Torino è poi la città che ha visto la nascita del primo movimento omosessuale del nostro paese, il F.U.O.R.I. ed è anche una delle prime città in cui sono nati i primi gruppi di gay credenti.
E quando nel giugno del 2006, l'anno delle Olimpiadi invernali, Torino ebbe l'onore di ospitare il Pride nazionale, seppe trasformarla in una grande occasione di dialogo e confronto con tutta la cittadinanza, seppe costruire un anno di iniziative collaterali che accompagnarono quella manifestazione e seppe accogliere i manifestanti con un sentimento di orgoglio condiviso dalla maggioranza dei suoi cittadini.
Non è un caso che le recenti parole espresse dall'Arcivescovo di Torino Mons. Nosiglia nei giorni scorsi in cui si ribadiva la volontà di dialogare da parte della Chiesa cattolica torinese con la comunità omosessuale, si richiamassero proprio all'esperienza e al dialogo nati in occasione del percorso di quel Pride. I semi del dialogo seminati allora stanno dando frutti a distanza ormai di 5 anni.

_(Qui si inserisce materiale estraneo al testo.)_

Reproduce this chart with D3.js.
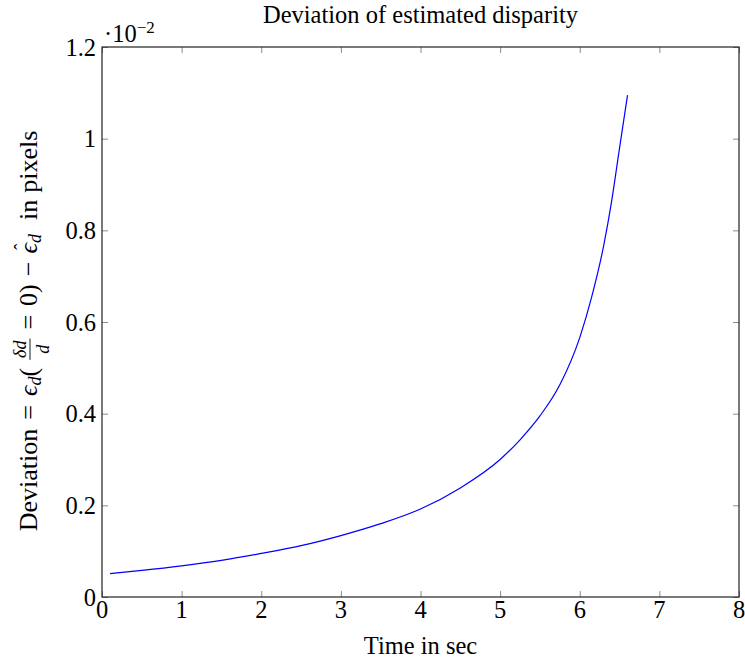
<!DOCTYPE html>
<html>
<head>
<meta charset="utf-8">
<script src="https://cdn.jsdelivr.net/npm/d3@7"></script>
<style>
  body { margin: 0; background: #fff; }
  svg text { font-family: "Liberation Serif", "Times New Roman", serif; fill: #000; white-space: pre; }
</style>
</head>
<body>
<svg id="chart" width="745" height="660"></svg>
<script>
// Time (s) and deviation (×10^-2 px)
const timeSec = [0.1, 0.5, 1, 1.5, 2, 2.5, 3, 3.5, 4, 4.5, 5, 5.25, 5.5, 5.75, 6, 6.15, 6.3, 6.4, 6.5, 6.6];
const deviation = [0.051, 0.058, 0.068, 0.080, 0.095, 0.112, 0.134, 0.160, 0.192, 0.238, 0.300, 0.343, 0.395, 0.463, 0.566, 0.655, 0.766, 0.863, 0.980, 1.095];
const xTicks = [0, 1, 2, 3, 4, 5, 6, 7, 8];
const yTicks = [0, 0.2, 0.4, 0.6, 0.8, 1, 1.2];
const yTickLabels = ["0", "0.2", "0.4", "0.6", "0.8", "1", "1.2"];

const svg = d3.select("#chart");
const m = { left: 102, right: 739, top: 47, bottom: 597 };
const FS = 24.5;
const SUB = 17;

const x = d3.scaleLinear().domain([0, 8]).range([m.left, m.right]);
const y = d3.scaleLinear().domain([0, 1.2]).range([m.bottom, m.top]);

// inward ticks on all four sides
const tickLen = 6;
const tickColor = "#8c8c8c";
function drawAxis(axis, tx, ty) {
  const g = svg.append("g").attr("transform", `translate(${tx},${ty})`).call(axis);
  g.select(".domain").remove();
  g.selectAll(".tick line").attr("stroke", tickColor).attr("stroke-width", 1);
  g.selectAll(".tick text").remove();
  return g;
}
drawAxis(d3.axisBottom(x).tickValues(xTicks).tickSize(-tickLen), 0, m.bottom);
drawAxis(d3.axisTop(x).tickValues(xTicks).tickSize(-tickLen), 0, m.top);
drawAxis(d3.axisLeft(y).tickValues(yTicks).tickSize(-tickLen), m.left, 0);
drawAxis(d3.axisRight(y).tickValues(yTicks).tickSize(-tickLen), m.right, 0);

// frame
svg.append("rect")
  .attr("x", m.left).attr("y", m.top)
  .attr("width", m.right - m.left).attr("height", m.bottom - m.top)
  .attr("fill", "none").attr("stroke", "#222").attr("stroke-width", 1.2);

// tick labels
svg.append("g").selectAll("text").data(xTicks).join("text")
  .attr("x", d => x(d)).attr("y", m.bottom + 21)
  .attr("text-anchor", "middle").attr("font-size", FS)
  .text(d => d);
svg.append("g").selectAll("text").data(yTicks).join("text")
  .attr("x", m.left - 6).attr("y", d => y(d) + 8.5)
  .attr("text-anchor", "end").attr("font-size", FS)
  .text((d, i) => yTickLabels[i]);

// scale factor
const sf = svg.append("text").attr("x", 104).attr("y", 42).attr("font-size", FS);
sf.append("tspan").text("·10");
sf.append("tspan").attr("dy", -9).attr("font-size", SUB).text("−2");

// curve
svg.append("path")
  .datum(timeSec.map((t, i) => [t, deviation[i]]))
  .attr("fill", "none").attr("stroke", "#0000ff").attr("stroke-width", 1.2)
  .attr("d", d3.line().x(d => x(d[0])).y(d => y(d[1])).curve(d3.curveMonotoneX));

// title and x label
svg.append("text").attr("x", (m.left + m.right) / 2).attr("y", 23)
  .attr("text-anchor", "middle").attr("font-size", FS).text("Deviation of estimated disparity");
svg.append("text").attr("x", (m.left + m.right) / 2).attr("y", 654)
  .attr("text-anchor", "middle").attr("font-size", FS).text("Time in sec");

// y label with inline math, laid out piece by piece along the rotated baseline
const FSL = 26;
const SUBL = 18;
const yl = svg.append("g").attr("transform", "translate(37,331) rotate(-90)");
const inner = yl.append("g");
let cx = 0;
function gap(px) { cx += px; }
function put(str, opts = {}) {
  const t = inner.append("text").attr("x", cx).attr("y", opts.dy || 0)
    .attr("font-size", opts.fs || FSL)
    .attr("font-style", opts.italic ? "italic" : null)
    .text(str);
  const w = t.node().getComputedTextLength();
  cx += w;
  return { t, w };
}
put("Deviation");
gap(9); put("="); gap(9);
put("ϵ", { italic: true });
put("d", { italic: true, fs: SUBL, dy: 4 });
put("(");
gap(8);
// fraction δd / d
const fx = cx;
const num = inner.append("text").attr("y", -11).attr("font-size", SUBL).attr("font-style", "italic").text("δd");
const den = inner.append("text").attr("y", 12).attr("font-size", SUBL).attr("font-style", "italic").text("d");
const fw = Math.max(num.node().getComputedTextLength(), den.node().getComputedTextLength()) + 4;
num.attr("x", fx + fw / 2).attr("text-anchor", "middle");
den.attr("x", fx + fw / 2).attr("text-anchor", "middle");
inner.append("line").attr("x1", fx).attr("x2", fx + fw).attr("y1", -7).attr("y2", -7)
  .attr("stroke", "#000").attr("stroke-width", 0.9);
cx += fw;
gap(9); put("="); gap(9);
put("0)");
gap(8); put("−"); gap(8);
const hatX = cx;
const eh = put("ϵ", { italic: true });
inner.append("text").attr("x", hatX + eh.w / 2 + 1.5).attr("y", -10).attr("text-anchor", "middle")
  .attr("font-size", 19).text("ˆ");
put("d", { italic: true, fs: SUBL, dy: 4 });
gap(14);
put("in");
gap(7);
put("pixels");
// centre the whole label on its anchor
inner.attr("transform", `translate(${-cx / 2},0)`);
</script>
</body>
</html>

È quindi con questo stesso spirito che mi sento di dirvi che se l'Italia, il paese che vi ospita, si è di fatto posta su questi temi come la Capitale del Clash, dello scontro, Torino vuole invece essere la Capitale del Dialogo sui diritti. E lo rivendica con orgoglio. Perché è solo dal dialogo, dal contrasto dell'ignoranza, dal superamento dei pregiudizi che può venire un avanzamento nei diritti per tutti.
Per questo mi auguro che queste giornate di lavoro che vi accingete ad affrontare siano proficue non soltanto per voi, ma per tutti noi e possano darvi i frutti sperati. Così come mi auguro che la nostra città sappia offrirvi l'ospitalità e l'accoglienza che meritate e che al vostro ritorno possiate conservare di Torino un ricordo piacevole.
Benvenuti a Torino, quindi, care delegate e cari delegati, e buon lavoro. Perché è anche dal vostro lavoro, dalla vostra passione e dal vostro impegno che potrà crescere in futuro un'Europa migliore per tutti.